I was reading the classic paper of Atiyah-Bott on Yang-Mills equations on Riemann surfaces. They mention a theorem attributed to Thom saying that if $X$ is a finite CW complex, then \begin{equation} \text{Map} (X, K(G,n)) = \prod_q K(H^q(X, G), n-q) \end{equation} (assuming they mean homotopy equivalent)
Could someone help me find a reference to this theorem, or at least explain how to obtain the right map between these spaces?
On
I stumbled upon this question while participating on a reading seminar on the paper. I'll provide another proof (which I believe is correct).
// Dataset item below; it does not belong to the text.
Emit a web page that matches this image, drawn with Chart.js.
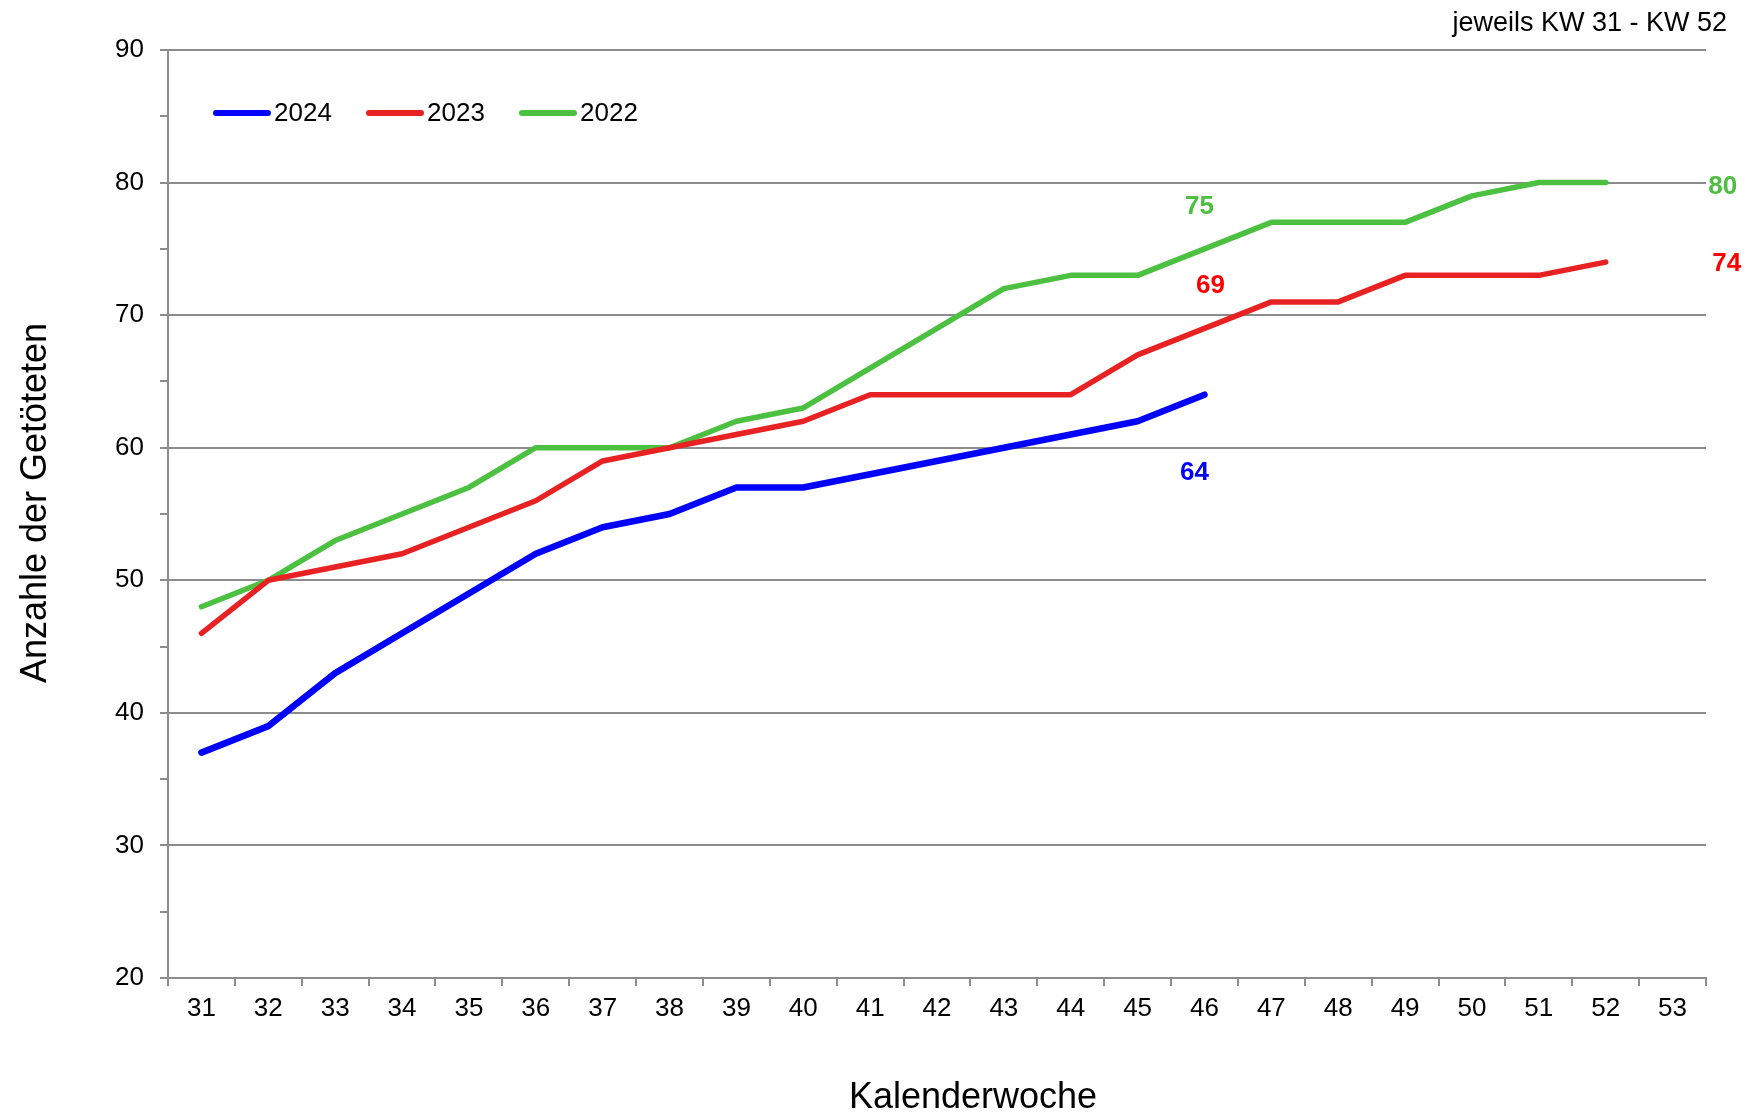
<!DOCTYPE html>
<html>
<head>
<meta charset="utf-8">
<script src="https://cdn.jsdelivr.net/npm/chart.js@4"></script>
<style>
html,body{margin:0;padding:0;background:#fff;}
#wrap{width:1753px;height:1120px;}
</style>
</head>
<body>
<div id="wrap"><canvas id="c" width="1753" height="1120"></canvas></div>
<script>
// ---- data ----
const weeks = ['31','32','33','34','35','36','37','38','39','40','41','42','43','44','45','46','47','48','49','50','51','52','53'];
const values2024 = [37,39,43,46,49,52,54,55,57,57,58,59,60,61,62,64];
const values2023 = [46,50,51,52,54,56,59,60,61,62,64,64,64,64,67,69,71,71,73,73,73,74];
const values2022 = [48,50,53,55,57,60,60,60,62,63,66,69,72,73,73,75,77,77,77,79,80,80];
const seriesNames = ['2024','2023','2022'];
const noteText = 'jeweils KW 31 - KW 52';
const xTitle = 'Kalenderwoche';
const yTitle = 'Anzahle der Getöteten';

const FONT = "'Liberation Sans', Arial, sans-serif";
const GRID = '#8c8c8c';
const lineColors = ['#0000ff', '#e82222', '#4cc040'];
const lineWidths = [6.5, 5.5, 5.5];
const labelColors = ['#0000ff', '#ff0000', '#4cbf3f'];

// value labels: dataset index, point index, pixel offsets
const valueLabels = [
  {ds:0, idx:15, dx:-10, dy:78},
  {ds:1, idx:15, dx:6, dy:-43},
  {ds:2, idx:15, dx:-5, dy:-42},
  {ds:2, idx:21, dx:117, dy:4},
  {ds:1, idx:21, dx:121, dy:2}
];

const textPlugin = {
  id: 'texts',
  afterDraw(chart) {
    const ctx = chart.ctx;
    ctx.save();
    // note top-right
    ctx.fillStyle = '#000';
    ctx.font = '27px ' + FONT;
    ctx.textAlign = 'right';
    ctx.textBaseline = 'middle';
    ctx.fillText(noteText, 1727, 24);
    // x title
    ctx.font = '36px ' + FONT;
    ctx.textAlign = 'center';
    ctx.fillText(xTitle, 973, 1098);
    // y title
    ctx.save();
    ctx.translate(36, 503);
    ctx.rotate(-Math.PI / 2);
    ctx.fillText(yTitle, 0, 0);
    ctx.restore();
    // legend
    const legendX = [216, 369, 522];
    ctx.font = '26px ' + FONT;
    ctx.textAlign = 'left';
    ctx.lineCap = 'round';
    ctx.lineWidth = 6;
    chart.data.datasets.forEach((ds, i) => {
      const x = legendX[i], y = 113;
      ctx.strokeStyle = ds.borderColor;
      ctx.beginPath();
      ctx.moveTo(x, y);
      ctx.lineTo(x + 52, y);
      ctx.stroke();
      ctx.fillStyle = '#000';
      ctx.fillText(ds.label, x + 58, y + 1);
    });
    // value labels
    ctx.font = 'bold 26px ' + FONT;
    ctx.textAlign = 'center';
    valueLabels.forEach(l => {
      const meta = chart.getDatasetMeta(l.ds);
      const pt = meta.data[l.idx];
      const v = chart.data.datasets[l.ds].data[l.idx];
      ctx.fillStyle = labelColors[l.ds];
      ctx.fillText(String(v), pt.x + l.dx, pt.y + l.dy);
    });
    ctx.restore();
  }
};

Chart.defaults.font.family = FONT;
Chart.defaults.color = '#000';

new Chart(document.getElementById('c'), {
  type: 'line',
  data: {
    labels: weeks,
    datasets: [values2024, values2023, values2022].map((d, i) => ({
      label: seriesNames[i],
      data: d,
      borderColor: lineColors[i],
      backgroundColor: lineColors[i],
      borderWidth: lineWidths[i],
      pointRadius: 0,
      tension: 0,
      borderCapStyle: 'round',
      borderJoinStyle: 'round',
      fill: false
    }))
  },
  options: {
    responsive: false,
    devicePixelRatio: 1,
    animation: false,
    layout: {padding: {left: 0, right: 47, top: 50, bottom: 0}},
    plugins: {legend: {display: false}, tooltip: {enabled: false}},
    scales: {
      x: {
        type: 'category',
        offset: true,
        grid: {
          offset: true,
          drawOnChartArea: false,
          color: GRID,
          tickColor: GRID,
          tickLength: 8,
          lineWidth: 2
        },
        border: {color: GRID, width: 2},
        ticks: {font: {size: 26}, padding: 7, maxRotation: 0, autoSkip: false},
        afterFit(s) { s.height = 142; }
      },
      y: {
        min: 20,
        max: 90,
        grid: {
          color: ctx => (ctx.tick && ctx.tick.value % 10 === 0) ? GRID : 'rgba(0,0,0,0)',
          tickColor: GRID,
          tickLength: 8,
          lineWidth: 2
        },
        border: {color: GRID, width: 2},
        ticks: {
          stepSize: 5,
          font: {size: 26},
          padding: 16,
          callback: v => (v % 10 === 0 ? String(v) : '')
        },
        afterFit(s) { s.width = 168; }
      }
    }
  },
  plugins: [textPlugin]
});
</script>
</body>
</html>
We show that both spaces $\operatorname{Map}(X, K(G,n))$ and $\prod_q K(H^q(X;G), n-q)$ represent(homotopically) the functor $Z \mapsto \bigoplus_qH^{n-q}(Z; H^q(X;G))$, where $Z$ is a CW-complex. Indeed \begin{align} [Z, \prod_q K(H^q(X;G), n-q)] &\cong \bigoplus_q [Z, K(H^q(X;G), n-q)] \cong \bigoplus_q H^{n-q}(Z; H^q(X;G)) \end{align} On the other hand, $$ [Z, \operatorname{Map}(X, K(G,n))] \cong [Z \times X, K(G,n)] \cong H^n(Z\times X, G). $$ The last identity heavily relies on the fact that $X$ is a finite CW-complex in order to guarantee that the product $Z \times X$ is also a CW-complex. Now, one can show (for instance by means of Serre spectral sequence of the trivial fibration $X \to Z \times X \to Z$) $$ H^n(Z\times X, G) \cong \bigoplus_q H^{n-q}(Z; H^q(X;G)). $$ Since both spaces represent the same functor in the homotopy category of CW-complexes, they must be homotopically equivalent.
I assume $G$ is discrete here. It's easy to at least compute that the RHS has the correct homotopy groups: writing $[X, Y]$ for the space of maps between $X$ and $Y$ and $B^n G$ for $K(G, n)$, observe that
$$\pi_k [X, B^n G] \cong \pi_0 \Omega^k [X, B^n G] \cong \pi_0 [X, \Omega^k B^n G] \cong \pi_0 [X, B^{n-k} G] \cong H^{n-k}(X, G).$$
It's more interesting to explain why $[X, B^n G]$ is the simplest possible space with those homotopy groups. One way to say it is the following:
There is a model of the functor $G \mapsto BG$ sending a topological group to its classifying space such that if $G$ is a topological abelian group, then so is $BG$; by induction, $B^n G$ can always be modeled by a topological abelian group.
If $B^n G$ is a topological abelian group, then so is $[X, B^n G]$.
Any topological abelian group $A$ is homotopy equivalent to a product $\prod B^n \pi_n(A)$ of Eilenberg-MacLane spaces. Equivalently, its Postnikov invariants vanish.
I don't know a reference for this, unfortunately.